Wednesday, September 23, 2020

My Personal Coach

Meskipun jarang tatap muka, kami rutin berkomunikasi. Tentunya dengan bantuan segala alat dan cara. Kecuali metode asap Hiawata....
Setiap hari kami pasti berkomunikasi. Mengobrol ketika waktu mengizinkan, atau paling tidak bertukar pesan pendek. Email juga. Tidak melalui sosmed, karena dia bukan pengguna (hanya punya akun untuk stalking saya hahahaha he admitted it. Dan komplen berat kalau ada foto yg dia cemburui).
Notifikasi di ponsel, yg isinya sekadar menanyakan kabar, mengingatkan untuk tidak lupa makan dan sholat, juga pesan untuk hati-hati di jalan... nampak simpel sekali tapi menjadi sesuatu yg selalu ditunggu. Biasa, sedang jatuh cinta. Tapi ternyata setelah bertahun2 juga rasanya tetap sama, kok.
Ketika awal jumpa, saya masih editor level cupu... posisi terbawah yg pernah ada... hahaha.... Dan dialah yg membuka wawasan untuk meraih kemajuan. Mendorong untuk melihat kesempatan yg lain.
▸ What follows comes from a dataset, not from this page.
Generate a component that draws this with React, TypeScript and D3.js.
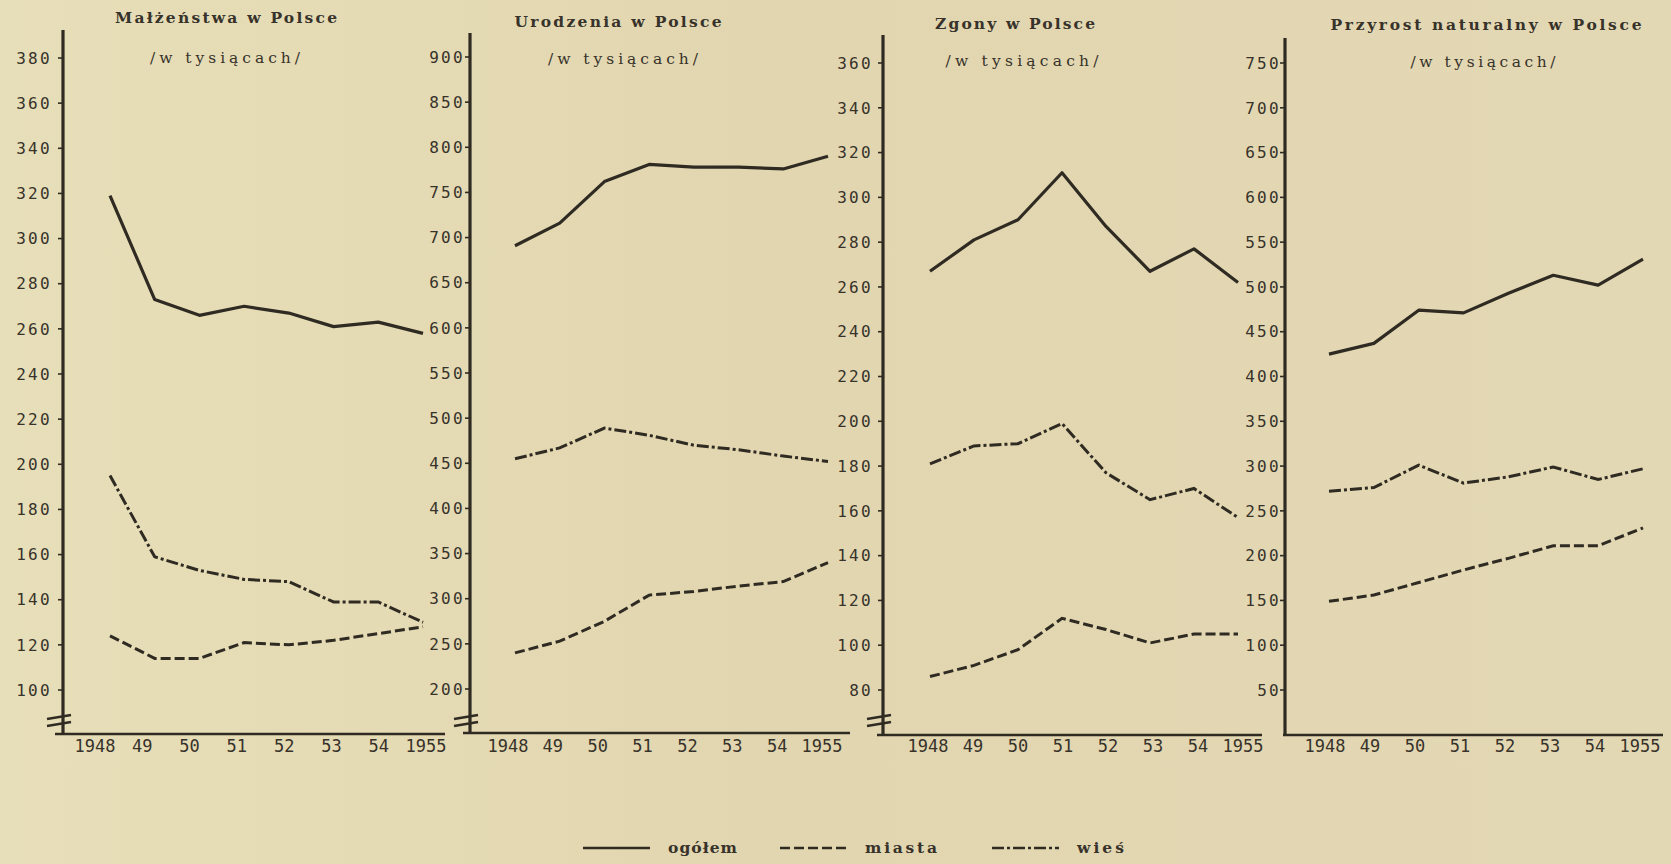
import React from "react";
import * as d3 from "d3";

const years = [1948, 1949, 1950, 1951, 1952, 1953, 1954, 1955];
const xLabels = ["1948", "49", "50", "51", "52", "53", "54", "1955"];

const marriagesTotal = [319, 273, 266, 270, 267, 261, 263, 258];
const marriagesTown = [124, 114, 114, 121, 120, 122, 125, 128];
const marriagesVillage = [195, 159, 153, 149, 148, 139, 139, 130];

const birthsTotal = [691, 716, 762, 781, 778, 778, 776, 790];
const birthsTown = [240, 253, 275, 304, 308, 314, 319, 340];
const birthsVillage = [455, 467, 489, 481, 470, 465, 458, 452];

const deathsTotal = [267, 281, 290, 311, 287, 267, 277, 262];
const deathsTown = [86, 91, 98, 112, 107, 101, 105, 105];
const deathsVillage = [181, 189, 190, 199, 177, 165, 170, 157];

const growthTotal = [425, 437, 474, 471, 493, 513, 502, 531];
const growthTown = [149, 156, 170, 184, 197, 211, 211, 231];
const growthVillage = [272, 276, 301, 281, 288, 299, 285, 297];

const marriagesTicks = d3.range(100, 381, 20);
const birthsTicks = d3.range(200, 901, 50);
const deathsTicks = d3.range(80, 361, 20);
const growthTicks = d3.range(50, 751, 50);

const titles = ["Małżeństwa w Polsce", "Urodzenia w Polsce", "Zgony w Polsce", "Przyrost naturalny w Polsce"];
const subtitle = "/w tysiącach/";
const legendLabels = ["ogółem", "miasta", "wieś"];

const INK = "#2f2b22";
const TEXT = "#37322a";
const DASH_TOWN = "10,4";
const DASH_VILLAGE = "12,3,3,3";
const TYPE_FONT = "'DejaVu Serif', 'Liberation Serif', serif";

const panels = [
  {
    title: titles[0], total: marriagesTotal, town: marriagesTown, village: marriagesVillage,
    ticks: marriagesTicks, domain: [100, 380], yRange: [690, 58], xRange: [110, 423], labelRange: [95, 426],
    axisX: 63, axisTop: 30, axisY: 734, xAxis: [55, 445], labelGap: 11, brk: true,
    titleX: 226, titleY: 23, titleW: 222, subX: 225, subY: 63, subW: 150,
  },
  {
    title: titles[1], total: birthsTotal, town: birthsTown, village: birthsVillage,
    ticks: birthsTicks, domain: [200, 900], yRange: [689, 57], xRange: [515, 828], labelRange: [508, 822],
    axisX: 470, axisTop: 33, axisY: 733, xAxis: [463, 850], labelGap: 5, brk: true,
    titleX: 618, titleY: 27, titleW: 207, subX: 623, subY: 64, subW: 150,
  },
  {
    title: titles[2], total: deathsTotal, town: deathsTown, village: deathsVillage,
    ticks: deathsTicks, domain: [80, 360], yRange: [690, 63], xRange: [930, 1238], labelRange: [928, 1243],
    axisX: 883, axisTop: 35, axisY: 735, xAxis: [877, 1262], labelGap: 10, brk: true,
    titleX: 1015, titleY: 29, titleW: 160, subX: 1022, subY: 66, subW: 153,
  },
  {
    title: titles[3], total: growthTotal, town: growthTown, village: growthVillage,
    ticks: growthTicks, domain: [50, 750], yRange: [690, 63], xRange: [1329, 1643], labelRange: [1325, 1640],
    axisX: 1285, axisTop: 38, axisY: 735, xAxis: [1283, 1663], labelGap: 4, brk: false,
    titleX: 1486, titleY: 30, titleW: 311, subX: 1483, subY: 67, subW: 145,
  },
];

function Panel({ p }: { p: any }) {
  const y = d3.scaleLinear().domain(p.domain).range(p.yRange);
  const x = d3.scalePoint<number>().domain(years).range(p.xRange);
  const xl = d3.scalePoint<string>().domain(xLabels).range(p.labelRange);
  const line = d3
    .line<number>()
    .x((_, i) => x(years[i]) as number)
    .y((v) => y(v))
    .curve(d3.curveLinear);
  return (
    <g>
      <text x={p.titleX} y={p.titleY} textAnchor="middle" fontFamily={TYPE_FONT}
        fontWeight="bold" fontSize={15.5} textLength={p.titleW} lengthAdjust="spacing" fill={TEXT}>{p.title}</text>
      <text x={p.subX} y={p.subY} textAnchor="middle" fontFamily={TYPE_FONT}
        fontSize={15.5} textLength={p.subW} lengthAdjust="spacing" fill={TEXT}>{subtitle}</text>
      {/* y axis */}
      <line x1={p.axisX} x2={p.axisX} y1={p.axisTop} y2={p.axisY} stroke={INK} strokeWidth={3.2} />
      {p.ticks.map((t: number) => (
        <g key={t}>
          <line x1={p.axisX - 5} x2={p.axisX} y1={y(t)} y2={y(t)} stroke={INK} strokeWidth={1.6} />
          <text x={p.axisX - p.labelGap} y={y(t)} dy="0.36em" textAnchor="end"
            fontFamily="'DejaVu Sans Mono', monospace" fontSize={16} letterSpacing={2.3} fill={TEXT}>{t}</text>
        </g>
      ))}
      {p.brk && (
        <g stroke={INK} strokeWidth={2.6}>
          <line x1={p.axisX - 16} x2={p.axisX + 8} y1={719} y2={715} />
          <line x1={p.axisX - 16} x2={p.axisX + 8} y1={726} y2={722} />
        </g>
      )}
      {/* x axis */}
      <line x1={p.xAxis[0]} x2={p.xAxis[1]} y1={p.axisY} y2={p.axisY} stroke={INK} strokeWidth={2.6} />
      {xLabels.map((l) => (
        <text key={l} x={xl(l)} y={752} textAnchor="middle" fontFamily="'DejaVu Sans Mono', monospace"
          fontSize={17} fill={TEXT}>{l}</text>
      ))}
      {/* series */}
      <path d={line(p.total) as string} fill="none" stroke={INK} strokeWidth={3.2} strokeLinejoin="round" />
      <path d={line(p.town) as string} fill="none" stroke={INK} strokeWidth={3} strokeDasharray={DASH_TOWN} />
      <path d={line(p.village) as string} fill="none" stroke={INK} strokeWidth={3} strokeDasharray={DASH_VILLAGE} />
    </g>
  );
}

export default function App() {
  const legend = [
    { label: legendLabels[0], dash: undefined, x: 583, w: 69 },
    { label: legendLabels[1], dash: DASH_TOWN, x: 780, w: 72 },
    { label: legendLabels[2], dash: DASH_VILLAGE, x: 992, w: 47 },
  ];
  return (
    <div style={{ position: "absolute", left: 0, top: 0 }}>
      <svg width={1671} height={864} style={{ display: "block" }}>
        <defs>
          <linearGradient id="paper" x1="0" x2="1" y1="0" y2="0">
            <stop offset="0" stopColor="#e7dfb9" />
            <stop offset="0.45" stopColor="#e2d6b0" />
            <stop offset="1" stopColor="#e3d8b4" />
          </linearGradient>
        </defs>
        <rect width={1671} height={864} fill="url(#paper)" />
        {panels.map((p, i) => (
          <Panel key={i} p={p} />
        ))}
        {legend.map((l) => (
          <g key={l.label}>
            <line x1={l.x} x2={l.x + 67} y1={848} y2={848} stroke={INK} strokeWidth={2.6} strokeDasharray={l.dash} />
            <text x={l.x + 85} y={853} fontFamily={TYPE_FONT} fontWeight="bold"
              fontSize={15.5} textLength={l.w} lengthAdjust="spacing" fill={TEXT}>{l.label}</text>
          </g>
        ))}
      </svg>
    </div>
  );
}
Ketika ada tawaran untuk naik jabatan, dia membantu mengatur "skenario" supaya semua lancar sesuai apa yg saya butuhkan.
Dalam saat seperti ini, ia menjadi personal coach yg siaga 24 jam. Di tempat masing2, kami sama2 memegang "tabel untung-rugi" lalu mendiskusikan tiap isinya. Dia akan menyemangati dan memberikan saran supaya saya bisa melewati tahapan interview. Dengan suka rela dia membaca semua kontrak yang ditawarkan pada saya, lalu menandai bagian-bagian yg bisa saya negosiasikan, juga bagian yg harus diubah agar saya tak dirugikan di masa depan. Dia akan memberi tips & trik (yg sangat jitu) agar saya mendapat yg saya mau.
Dan itu masih terus ia lakukan. Tidak ada yg berubah.


1 comment:

Anonymous said...

I guess I'll be your coach... for life,.... no matter what.